## Instructions to follow
Repeat only what lies from the line with "Clone this chart in Apache ECharts." to the line with "const yTitle2 = '(Millions spz/mL)';", those two lines included, exactly as it stands; omit any images.

## The records
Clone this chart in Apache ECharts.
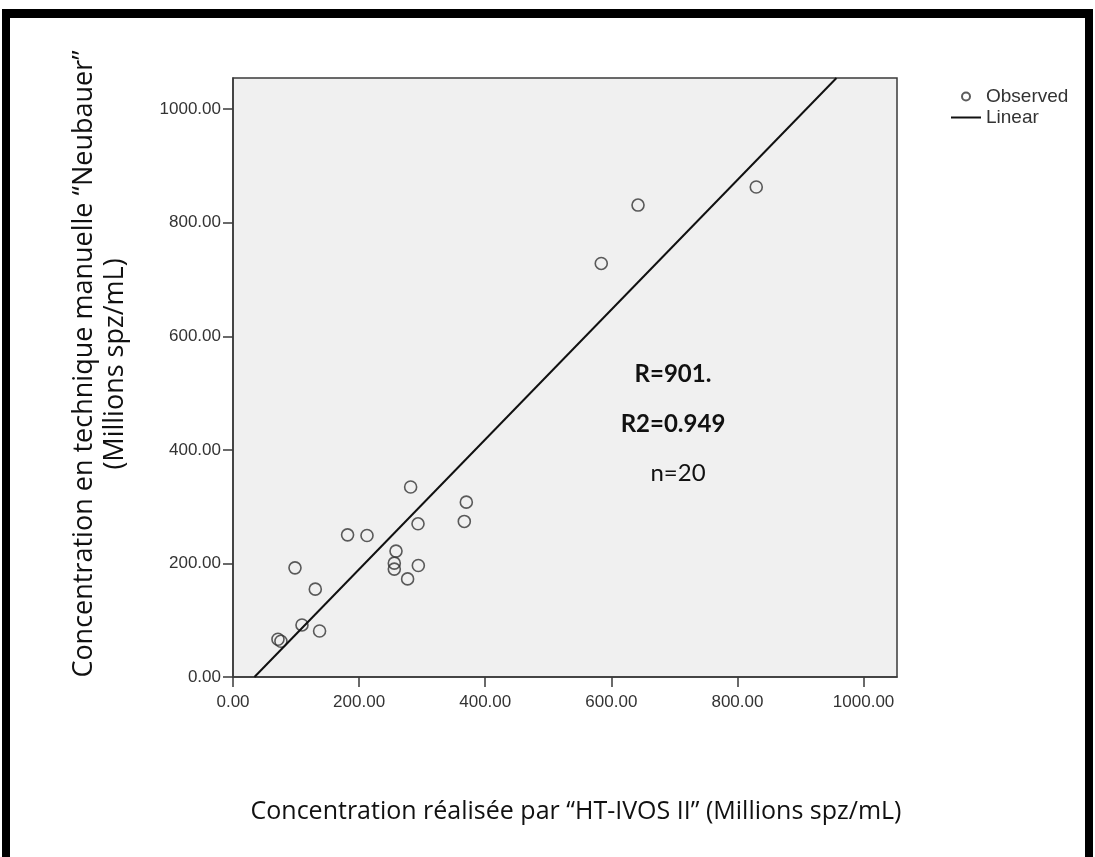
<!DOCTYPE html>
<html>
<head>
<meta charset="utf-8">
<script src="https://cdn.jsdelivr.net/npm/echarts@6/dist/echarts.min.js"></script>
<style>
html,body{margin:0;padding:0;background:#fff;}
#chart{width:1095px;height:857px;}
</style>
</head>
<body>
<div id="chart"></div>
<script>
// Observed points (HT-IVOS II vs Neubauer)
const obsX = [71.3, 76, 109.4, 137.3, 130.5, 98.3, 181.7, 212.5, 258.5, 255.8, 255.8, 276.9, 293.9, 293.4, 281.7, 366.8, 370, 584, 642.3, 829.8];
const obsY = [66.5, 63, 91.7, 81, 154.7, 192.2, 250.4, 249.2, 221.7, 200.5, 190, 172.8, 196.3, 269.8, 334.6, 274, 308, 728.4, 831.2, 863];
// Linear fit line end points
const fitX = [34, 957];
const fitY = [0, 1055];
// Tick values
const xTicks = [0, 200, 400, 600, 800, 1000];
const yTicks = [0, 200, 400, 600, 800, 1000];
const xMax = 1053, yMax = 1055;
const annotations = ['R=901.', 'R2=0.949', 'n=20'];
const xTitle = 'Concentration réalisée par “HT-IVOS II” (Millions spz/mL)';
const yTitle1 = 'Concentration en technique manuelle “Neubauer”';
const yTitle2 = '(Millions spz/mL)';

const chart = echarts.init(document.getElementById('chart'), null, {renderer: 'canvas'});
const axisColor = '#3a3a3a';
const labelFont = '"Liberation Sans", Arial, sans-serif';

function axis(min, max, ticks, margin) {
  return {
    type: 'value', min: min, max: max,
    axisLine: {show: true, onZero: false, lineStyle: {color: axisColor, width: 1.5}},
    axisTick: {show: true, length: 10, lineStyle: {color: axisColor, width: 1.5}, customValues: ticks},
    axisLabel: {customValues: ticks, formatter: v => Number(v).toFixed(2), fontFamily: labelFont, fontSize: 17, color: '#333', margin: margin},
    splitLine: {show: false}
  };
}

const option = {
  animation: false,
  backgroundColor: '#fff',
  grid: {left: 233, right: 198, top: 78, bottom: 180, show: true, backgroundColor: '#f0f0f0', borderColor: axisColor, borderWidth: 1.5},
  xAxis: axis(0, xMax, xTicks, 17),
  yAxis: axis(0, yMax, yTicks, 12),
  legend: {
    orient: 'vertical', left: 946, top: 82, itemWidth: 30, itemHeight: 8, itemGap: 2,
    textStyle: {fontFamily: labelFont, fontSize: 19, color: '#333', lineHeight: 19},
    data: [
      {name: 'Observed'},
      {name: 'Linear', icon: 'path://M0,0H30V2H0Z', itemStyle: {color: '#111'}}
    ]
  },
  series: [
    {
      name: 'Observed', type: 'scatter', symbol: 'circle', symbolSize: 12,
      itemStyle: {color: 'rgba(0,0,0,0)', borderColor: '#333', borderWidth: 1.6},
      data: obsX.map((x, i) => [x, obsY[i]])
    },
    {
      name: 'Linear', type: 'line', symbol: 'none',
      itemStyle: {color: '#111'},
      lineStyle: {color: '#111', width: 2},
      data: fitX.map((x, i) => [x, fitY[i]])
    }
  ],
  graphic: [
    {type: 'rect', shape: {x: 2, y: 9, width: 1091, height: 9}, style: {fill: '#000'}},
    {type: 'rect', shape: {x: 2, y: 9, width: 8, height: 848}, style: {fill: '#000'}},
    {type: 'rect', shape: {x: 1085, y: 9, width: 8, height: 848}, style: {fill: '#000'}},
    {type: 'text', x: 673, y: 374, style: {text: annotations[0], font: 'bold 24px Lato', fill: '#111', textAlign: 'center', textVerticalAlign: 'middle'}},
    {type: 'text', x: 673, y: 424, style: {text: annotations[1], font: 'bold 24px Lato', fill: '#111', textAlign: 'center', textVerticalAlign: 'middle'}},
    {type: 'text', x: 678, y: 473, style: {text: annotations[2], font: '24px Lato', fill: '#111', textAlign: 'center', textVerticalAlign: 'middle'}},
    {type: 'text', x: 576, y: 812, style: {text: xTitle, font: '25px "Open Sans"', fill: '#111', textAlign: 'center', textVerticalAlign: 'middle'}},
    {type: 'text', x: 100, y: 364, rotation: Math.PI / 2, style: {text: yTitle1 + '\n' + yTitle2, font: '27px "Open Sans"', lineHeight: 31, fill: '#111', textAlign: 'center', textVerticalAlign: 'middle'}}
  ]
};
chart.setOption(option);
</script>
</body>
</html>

* * *

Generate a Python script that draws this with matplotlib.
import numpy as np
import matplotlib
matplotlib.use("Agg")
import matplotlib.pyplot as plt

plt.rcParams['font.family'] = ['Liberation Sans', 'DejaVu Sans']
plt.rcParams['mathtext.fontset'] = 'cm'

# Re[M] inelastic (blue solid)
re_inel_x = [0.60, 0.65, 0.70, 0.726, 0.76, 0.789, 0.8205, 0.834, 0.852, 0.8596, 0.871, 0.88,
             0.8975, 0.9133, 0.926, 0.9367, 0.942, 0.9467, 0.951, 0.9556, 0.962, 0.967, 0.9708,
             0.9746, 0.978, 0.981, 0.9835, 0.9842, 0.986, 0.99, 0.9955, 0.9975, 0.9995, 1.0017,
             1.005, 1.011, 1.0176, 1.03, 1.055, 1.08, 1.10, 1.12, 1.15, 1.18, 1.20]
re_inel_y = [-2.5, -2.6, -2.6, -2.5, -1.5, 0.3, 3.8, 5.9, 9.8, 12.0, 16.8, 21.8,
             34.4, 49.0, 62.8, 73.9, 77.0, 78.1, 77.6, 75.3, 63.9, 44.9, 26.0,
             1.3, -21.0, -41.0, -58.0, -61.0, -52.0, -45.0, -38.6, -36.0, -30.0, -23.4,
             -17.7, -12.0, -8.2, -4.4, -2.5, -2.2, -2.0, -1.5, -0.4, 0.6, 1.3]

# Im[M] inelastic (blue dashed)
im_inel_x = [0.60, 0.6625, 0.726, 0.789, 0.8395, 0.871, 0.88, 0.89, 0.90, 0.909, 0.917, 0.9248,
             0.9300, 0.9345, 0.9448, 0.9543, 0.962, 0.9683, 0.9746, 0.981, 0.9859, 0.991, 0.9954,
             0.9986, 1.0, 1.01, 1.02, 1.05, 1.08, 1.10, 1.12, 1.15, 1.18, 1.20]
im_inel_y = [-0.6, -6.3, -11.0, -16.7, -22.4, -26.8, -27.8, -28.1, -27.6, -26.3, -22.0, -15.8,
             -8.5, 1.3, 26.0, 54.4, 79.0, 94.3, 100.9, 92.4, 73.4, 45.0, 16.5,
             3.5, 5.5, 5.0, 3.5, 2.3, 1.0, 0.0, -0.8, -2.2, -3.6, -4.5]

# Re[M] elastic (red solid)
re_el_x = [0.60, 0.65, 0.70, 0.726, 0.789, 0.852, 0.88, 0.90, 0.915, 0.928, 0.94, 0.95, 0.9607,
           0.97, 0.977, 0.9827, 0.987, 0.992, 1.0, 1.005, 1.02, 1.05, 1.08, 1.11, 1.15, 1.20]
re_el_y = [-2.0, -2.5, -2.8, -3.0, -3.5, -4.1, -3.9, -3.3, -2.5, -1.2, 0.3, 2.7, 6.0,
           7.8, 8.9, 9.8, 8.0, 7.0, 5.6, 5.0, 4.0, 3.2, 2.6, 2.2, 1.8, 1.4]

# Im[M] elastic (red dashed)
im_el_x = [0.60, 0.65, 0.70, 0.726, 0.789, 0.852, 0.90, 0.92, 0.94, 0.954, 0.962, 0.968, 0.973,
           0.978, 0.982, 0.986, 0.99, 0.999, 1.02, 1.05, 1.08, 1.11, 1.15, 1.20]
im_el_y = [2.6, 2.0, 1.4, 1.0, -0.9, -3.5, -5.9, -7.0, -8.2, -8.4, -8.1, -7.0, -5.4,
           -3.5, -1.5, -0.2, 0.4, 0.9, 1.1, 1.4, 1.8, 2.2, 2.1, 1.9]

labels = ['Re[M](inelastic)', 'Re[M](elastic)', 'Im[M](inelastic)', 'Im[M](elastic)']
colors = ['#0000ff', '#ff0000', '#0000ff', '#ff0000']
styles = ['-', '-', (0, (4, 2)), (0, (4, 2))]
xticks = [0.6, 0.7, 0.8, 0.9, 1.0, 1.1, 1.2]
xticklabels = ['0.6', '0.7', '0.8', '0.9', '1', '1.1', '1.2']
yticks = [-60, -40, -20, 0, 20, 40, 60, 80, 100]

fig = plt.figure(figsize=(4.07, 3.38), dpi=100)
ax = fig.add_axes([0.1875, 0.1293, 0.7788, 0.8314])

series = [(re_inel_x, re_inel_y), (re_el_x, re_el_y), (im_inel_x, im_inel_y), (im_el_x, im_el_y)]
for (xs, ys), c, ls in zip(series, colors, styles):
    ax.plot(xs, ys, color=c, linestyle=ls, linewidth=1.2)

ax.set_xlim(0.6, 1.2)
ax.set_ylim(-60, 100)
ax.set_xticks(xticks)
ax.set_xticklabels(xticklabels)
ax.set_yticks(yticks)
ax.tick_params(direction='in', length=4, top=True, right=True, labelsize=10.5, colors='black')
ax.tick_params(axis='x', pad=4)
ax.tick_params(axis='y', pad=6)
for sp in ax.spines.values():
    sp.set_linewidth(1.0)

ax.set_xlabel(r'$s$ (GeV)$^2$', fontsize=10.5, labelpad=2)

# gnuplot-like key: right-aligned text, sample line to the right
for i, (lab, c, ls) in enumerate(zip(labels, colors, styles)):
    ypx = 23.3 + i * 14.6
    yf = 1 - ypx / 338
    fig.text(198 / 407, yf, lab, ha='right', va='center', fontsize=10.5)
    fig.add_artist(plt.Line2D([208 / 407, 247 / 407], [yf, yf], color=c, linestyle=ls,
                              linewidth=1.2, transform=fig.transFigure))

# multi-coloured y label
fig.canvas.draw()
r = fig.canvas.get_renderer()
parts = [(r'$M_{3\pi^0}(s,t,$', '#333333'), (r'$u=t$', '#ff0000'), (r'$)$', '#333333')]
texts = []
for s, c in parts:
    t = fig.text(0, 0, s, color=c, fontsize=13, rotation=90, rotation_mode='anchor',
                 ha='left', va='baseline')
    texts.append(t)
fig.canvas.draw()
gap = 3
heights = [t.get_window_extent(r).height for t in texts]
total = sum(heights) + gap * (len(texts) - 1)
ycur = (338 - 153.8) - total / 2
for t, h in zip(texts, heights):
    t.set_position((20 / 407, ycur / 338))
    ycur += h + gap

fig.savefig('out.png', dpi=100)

## Correct answer
Clone this chart in Apache ECharts.
<!DOCTYPE html>
<html>
<head>
<meta charset="utf-8">
<script src="https://cdn.jsdelivr.net/npm/echarts@6/dist/echarts.min.js"></script>
<style>
html,body{margin:0;padding:0;background:#fff;}
#chart{width:1095px;height:857px;}
</style>
</head>
<body>
<div id="chart"></div>
<script>
// Observed points (HT-IVOS II vs Neubauer)
const obsX = [71.3, 76, 109.4, 137.3, 130.5, 98.3, 181.7, 212.5, 258.5, 255.8, 255.8, 276.9, 293.9, 293.4, 281.7, 366.8, 370, 584, 642.3, 829.8];
const obsY = [66.5, 63, 91.7, 81, 154.7, 192.2, 250.4, 249.2, 221.7, 200.5, 190, 172.8, 196.3, 269.8, 334.6, 274, 308, 728.4, 831.2, 863];
// Linear fit line end points
const fitX = [34, 957];
const fitY = [0, 1055];
// Tick values
const xTicks = [0, 200, 400, 600, 800, 1000];
const yTicks = [0, 200, 400, 600, 800, 1000];
const xMax = 1053, yMax = 1055;
const annotations = ['R=901.', 'R2=0.949', 'n=20'];
const xTitle = 'Concentration réalisée par “HT-IVOS II” (Millions spz/mL)';
const yTitle1 = 'Concentration en technique manuelle “Neubauer”';
const yTitle2 = '(Millions spz/mL)';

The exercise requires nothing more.